• _TASK PROMPT_: Leave out the images; return the rest of the data exactly.
>>>
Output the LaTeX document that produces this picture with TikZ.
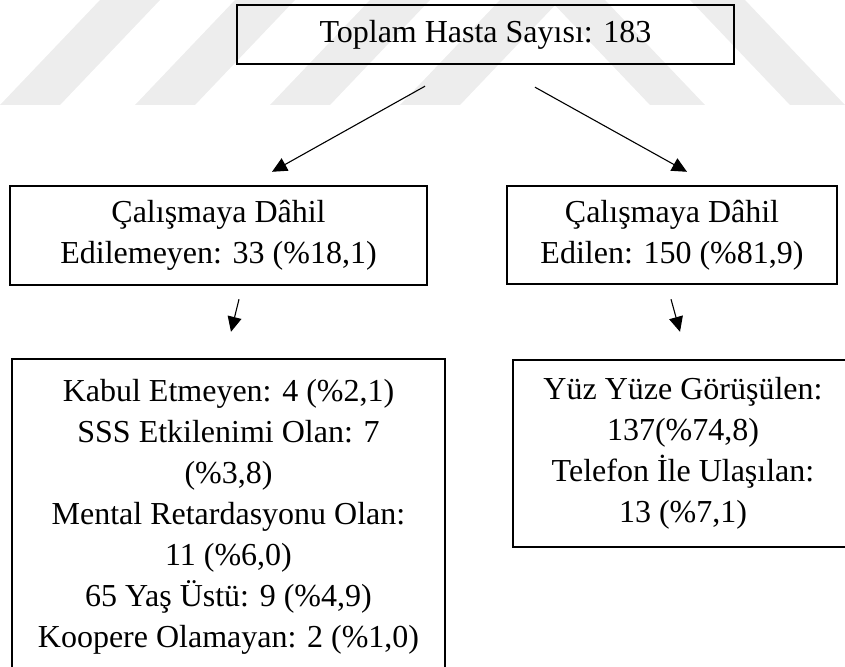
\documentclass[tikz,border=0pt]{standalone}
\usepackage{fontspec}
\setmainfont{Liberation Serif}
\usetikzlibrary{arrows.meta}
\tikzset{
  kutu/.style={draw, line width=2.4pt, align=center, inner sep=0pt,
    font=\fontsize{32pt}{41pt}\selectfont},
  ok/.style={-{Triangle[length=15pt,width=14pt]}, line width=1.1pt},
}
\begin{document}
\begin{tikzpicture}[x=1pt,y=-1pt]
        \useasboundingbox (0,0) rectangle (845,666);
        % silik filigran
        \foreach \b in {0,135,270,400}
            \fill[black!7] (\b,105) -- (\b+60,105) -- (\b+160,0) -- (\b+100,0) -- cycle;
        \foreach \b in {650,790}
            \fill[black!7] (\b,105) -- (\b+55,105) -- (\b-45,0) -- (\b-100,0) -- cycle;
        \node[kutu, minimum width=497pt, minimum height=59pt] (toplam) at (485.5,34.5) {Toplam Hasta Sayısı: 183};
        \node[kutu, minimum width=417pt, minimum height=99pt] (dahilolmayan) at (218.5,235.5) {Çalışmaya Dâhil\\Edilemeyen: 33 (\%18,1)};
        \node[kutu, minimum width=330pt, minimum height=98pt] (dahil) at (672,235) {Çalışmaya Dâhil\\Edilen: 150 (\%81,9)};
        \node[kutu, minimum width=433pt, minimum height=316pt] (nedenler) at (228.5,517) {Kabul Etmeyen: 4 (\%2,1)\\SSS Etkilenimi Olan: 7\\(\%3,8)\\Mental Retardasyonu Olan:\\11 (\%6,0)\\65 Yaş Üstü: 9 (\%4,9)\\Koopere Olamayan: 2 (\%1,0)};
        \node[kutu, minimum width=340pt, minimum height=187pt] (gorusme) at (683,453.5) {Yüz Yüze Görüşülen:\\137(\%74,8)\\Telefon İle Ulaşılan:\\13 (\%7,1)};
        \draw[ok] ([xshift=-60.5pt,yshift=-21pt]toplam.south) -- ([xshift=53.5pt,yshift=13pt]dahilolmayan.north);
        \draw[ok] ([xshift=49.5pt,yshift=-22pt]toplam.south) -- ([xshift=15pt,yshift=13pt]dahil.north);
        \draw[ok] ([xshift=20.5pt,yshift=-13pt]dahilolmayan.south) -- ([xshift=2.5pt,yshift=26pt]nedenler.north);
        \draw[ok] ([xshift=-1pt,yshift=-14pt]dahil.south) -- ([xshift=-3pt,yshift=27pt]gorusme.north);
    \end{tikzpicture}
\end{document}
<<<
• _SOLUTION TO THIS EXERCISE_:
Output the LaTeX document that produces this picture with TikZ.
\documentclass[tikz,border=0pt]{standalone}
\usepackage{fontspec}
\setmainfont{Liberation Serif}
\usetikzlibrary{arrows.meta}
\tikzset{
  kutu/.style={draw, line width=2.4pt, align=center, inner sep=0pt,
    font=\fontsize{32pt}{41pt}\selectfont},
  ok/.style={-{Triangle[length=15pt,width=14pt]}, line width=1.1pt},
}
\begin{document}
\begin{tikzpicture}[x=1pt,y=-1pt]
        \useasboundingbox (0,0) rectangle (845,666);
        % silik filigran
        \foreach \b in {0,135,270,400}
            \fill[black!7] (\b,105) -- (\b+60,105) -- (\b+160,0) -- (\b+100,0) -- cycle;
        \foreach \b in {650,790}
            \fill[black!7] (\b,105) -- (\b+55,105) -- (\b-45,0) -- (\b-100,0) -- cycle;
        \node[kutu, minimum width=497pt, minimum height=59pt] (toplam) at (485.5,34.5) {Toplam Hasta Sayısı: 183};
        \node[kutu, minimum width=417pt, minimum height=99pt] (dahilolmayan) at (218.5,235.5) {Çalışmaya Dâhil\\Edilemeyen: 33 (\%18,1)};
        \node[kutu, minimum width=330pt, minimum height=98pt] (dahil) at (672,235) {Çalışmaya Dâhil\\Edilen: 150 (\%81,9)};
        \node[kutu, minimum width=433pt, minimum height=316pt] (nedenler) at (228.5,517) {Kabul Etmeyen: 4 (\%2,1)\\SSS Etkilenimi Olan: 7\\(\%3,8)\\Mental Retardasyonu Olan:\\11 (\%6,0)\\65 Yaş Üstü: 9 (\%4,9)\\Koopere Olamayan: 2 (\%1,0)};
        \node[kutu, minimum width=340pt, minimum height=187pt] (gorusme) at (683,453.5) {Yüz Yüze Görüşülen:\\137(\%74,8)\\Telefon İle Ulaşılan:\\13 (\%7,1)};
        \draw[ok] ([xshift=-60.5pt,yshift=-21pt]toplam.south) -- ([xshift=53.5pt,yshift=13pt]dahilolmayan.north);
        \draw[ok] ([xshift=49.5pt,yshift=-22pt]toplam.south) -- ([xshift=15pt,yshift=13pt]dahil.north);
        \draw[ok] ([xshift=20.5pt,yshift=-13pt]dahilolmayan.south) -- ([xshift=2.5pt,yshift=26pt]nedenler.north);
        \draw[ok] ([xshift=-1pt,yshift=-14pt]dahil.south) -- ([xshift=-3pt,yshift=27pt]gorusme.north);
    \end{tikzpicture}
\end{document}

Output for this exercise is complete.